Ежу ясно, что писательство - чрезвычайно сложный и тонкий вид умственной деятельности, сопряженный с долгосрочным планированием, учетом множества мелочей и умением ладить с толпой персонажей, каждый из которых так и жаждет отклониться от авторской воли. Сумасшествие, как правило, связано с деменцией, с утратой памяти и неуклонным ослаблением умственных способностей; сумасшедшему дай Бог анкету заполнить, а вы говорите - писать. Творчество душевнобольных почти всегда являет собою скучную, монотонную графоманию; романтизировать безумцев позволительно было в семнадцатом-восемнадцатом веках, когда о шизофрении, паранойе и МДП знали очень мало, а сумасшедшим считали всякого, чьи мечты не ограничиваются солидным годовым доходом.

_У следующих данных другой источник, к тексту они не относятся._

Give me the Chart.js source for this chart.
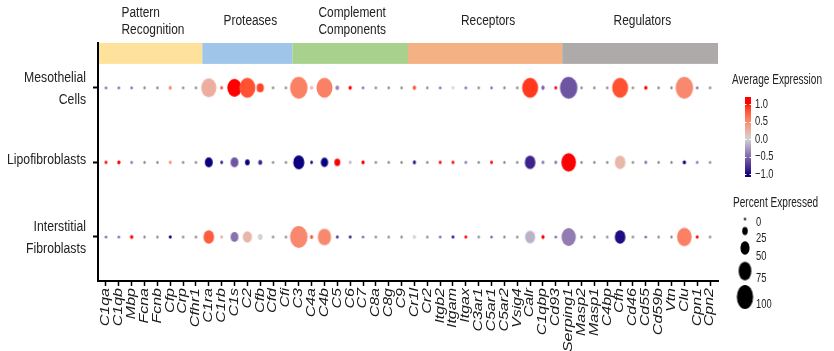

Умные редко сходят с ума - у них все в порядке с саморегуляцией, а к услугам писателя вдобавок столь мощное средство, как аутотерапия. Ведь сочинительство, собственно, как раз и есть радикальный метод самонаблюдения - а погружаться в чужие судьбы, в фантазии, весьма полезно для отвлечения от собственной. Литература - могучая компенсация любых комплексов и страхов, и потому именно среди писателей случаи сумасшествия сравнительно редки. Да и к самоубийству, как показывают подсчеты Чхартишвили, писатели не особенно склонны - литератор слишком ценит себя, чтобы уничтожать столь тонкий и сложный инструмент. Студенты, солдаты и белошвейки кончают с собой значительно чаще.
Можно, пожалуй, вывести закономерность: если уж писатель сходит с ума - значит, в мире что-то сдвинулось капитально и непоправимо. Это явление редкое и катастрофическое. Писатель находится в непосредственном контакте с той высшей реальностью, бледным отражением которой являются все наши земные бури, от финансовых и политических до военных и природных. Субъективный, но убедительный образ этой реальности запечатлел Даниил Андреев в «Розе мира» - боюсь, что там несколько напутано с именами, трудными для земного слуха, но иерархия миров угадана точно. Соответственно когда там, в горних сферах, происходит нечто ужасное, еще не докатившееся до земли, но уже обозначающее крах целой эпохи, писатель узнает об этом первым и, подобно Кассандре, принимается тревожно верещать. Поскольку еще ничего не случилось, его охотно принимают за идиота. На самом деле идиоты те, кто ничего не чует, но не надо никого разубеждать: нам же спокойнее. Гораздо интереснее узнать, какого рода бывает это безумие - нравственный и интеллектуальный ответ на изменение климата в высшей реальности.
Историй писательского сумасшествия во всем мире немного, а в России вообще единицы - литература тут столь масштабна и сложна, что искони была уделом людей с высочайшим интеллектом и крепкими нервами. Глупо, например, приписывать сумасшествие Гоголю - с тем же успехом можно обозвать безумием нравственный переворот в душе Толстого (последний не зря написал о нем повесть «Записки сумасшедшего», явно передавая привет гениальному предшественнику, с которым случилось то же самое). В некий момент писателю хочется уже не рисовать картинки, а выкрикивать проповеди - картинки ведь не исправляют нравов, а лишь потешают тех, кого должны по идее потрясать и очеловечивать. Писателю, как правило, невдомек, что картинки, по крайней мере, помогают выживать немногим приличным людям, а от проповедей вообще никакого толку; но это не безумие, а нормальное последствие нескольких десятилетий литературной деятельности. Случается такое не только в России - вот вам Флобер, закончивший жизнь романообразным трактатом о тщете всего «Бувар и Пекюше», вот Золя, начавший с физиологического очерка, а кончивший насквозь проповедническим «Лурдом», вот Хаксли, чьи поздние сочинения откровенно публицистичны. Гоголь вдобавок взвалил на себя почти непосильную задачу написать всю русскую литературу, как написал он всю украинскую, - но на усадебной прозе сломался, ибо не имел усадьбы; второй том «Мертвых душ» пришлось писать Толстому, а второй том «Петербургских повестей» - Достоевскому.